Friday Cash Prices Falter
Spot gas prices on Friday slumped a third straight day, hampered by the benign weather and solid production. NGI’s Spot Gas National Avg. shed 27.0 cents to $4.825.
Prices varied by region, but hubs posting losses peppered West Texas, the Rockies and California. Collectively, they drove down the national average.
El Paso Permian lost $1.595 day/day to average 35.0 cents, while elsewhere in the Lone Star State, Waha dropped $1.645 to 23.0 cents. West Texas prices have been under pressure amid excess supply, take away constraints and modest demand.
In the Rockies, Northwest Sumas lost 85.0 cents to $13.685. In California, meanwhile, SoCal Citygate fell $1.820 to $14.790 and SoCal Border Avg. dropped $1.725 to $14.285.
While falling Friday, prices in the West this winter have consistently exceeded national averages by a wide margin amid regional supply challenges and, unlike most other parts of the country in January, seasonally chilly weather.
NatGasWeather said that, to start the week ahead, a messy pattern of rain and snow would track across the Lower 48. Cold air would largely be confined to the West and Upper Midwest, with highs in the teens to low 40s.
“The eastern and southern U.S. will be mild to nice with highs of 40s to 70s and why national demand will remain light to moderate despite regionally stronger demand,” the firm said.

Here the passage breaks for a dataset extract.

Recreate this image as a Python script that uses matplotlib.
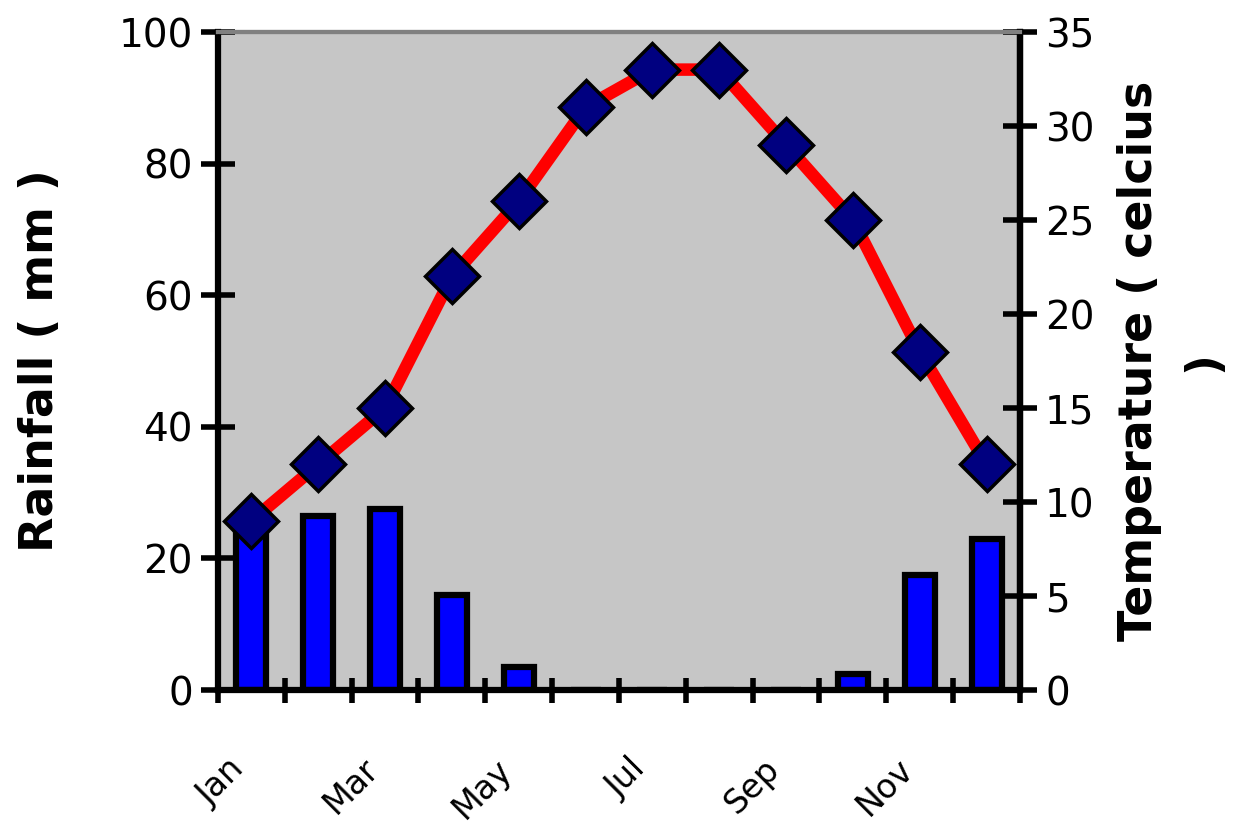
import matplotlib.pyplot as plt
import numpy as np

months = ["Jan", "Feb", "Mar", "Apr", "May", "Jun",
          "Jul", "Aug", "Sep", "Oct", "Nov", "Dec"]
rainfall = [25, 26.5, 27.5, 14.5, 3.5, 0, 0, 0, 0, 2.5, 17.5, 23]
temperature = [9, 12, 15, 22, 26, 31, 33, 33, 29, 25, 18, 12]
shown_labels = ["Jan", "Mar", "May", "Jul", "Sep", "Nov"]

x = np.arange(len(months))

fig = plt.figure(figsize=(12.39, 8.39), dpi=100)
ax = fig.add_axes([218 / 1239, 1 - 690 / 839, (1020 - 218) / 1239, (690 - 32) / 839])
ax.set_facecolor("#c6c6c6")

ax.bar(x, rainfall, width=0.45, color="#0000ff", edgecolor="black", linewidth=4.5, zorder=2)
ax.set_xlim(-0.5, 11.5)
ax.set_ylim(0, 100)
ax.set_yticks([0, 20, 40, 60, 80, 100])
ax.set_ylabel("Rainfall ( mm )", fontsize=33, fontweight="bold", labelpad=40)

# category boundary ticks
ax.set_xticks(np.arange(-0.5, 12, 1), minor=True)
ax.set_xticks([months.index(m) for m in shown_labels])
ax.set_xticklabels(shown_labels, rotation=45, ha="right", fontsize=24)
ax.tick_params(axis="x", which="major", length=0, pad=45)
ax.tick_params(axis="x", which="minor", direction="inout", length=18, width=4)
ax.tick_params(axis="y", direction="inout", length=24, width=4, labelsize=28, pad=6)

for side in ["left", "bottom", "right"]:
    ax.spines[side].set_linewidth(4.5)
    ax.spines[side].set_color("black")
ax.spines["top"].set_color("#808080")
ax.spines["top"].set_linewidth(3)

ax2 = ax.twinx()
ax2.plot(x, temperature, color="#ff0000", linewidth=9, zorder=3,
         marker="D", markersize=28, markerfacecolor="#000080",
         markeredgecolor="black", markeredgewidth=2.5)
ax2.set_ylim(0, 35)
ax2.set_yticks([0, 5, 10, 15, 20, 25, 30, 35])
ax2.tick_params(axis="y", direction="inout", length=24, width=4, labelsize=28, pad=6)
ax2.set_ylabel("Temperature ( celcius\n)", fontsize=33, fontweight="bold",
               labelpad=16, linespacing=1.55)
ax2.spines["right"].set_linewidth(4.5)
ax2.spines["top"].set_color("#808080")
ax2.spines["top"].set_linewidth(3)

fig.savefig("out.png", dpi=100)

However, NatGasWeather added, cold air could spread into the East late in the coming week, making most of the United States colder than normal, with subzero low in northern markets.
Looking at the final days of January and the start of next month, the firm said, “cool to cold temperatures will cover the western, central and northern U.S. with highs of -0s to 40s, while mild to nice over the South and Southeast with highs of 50s to 70s.”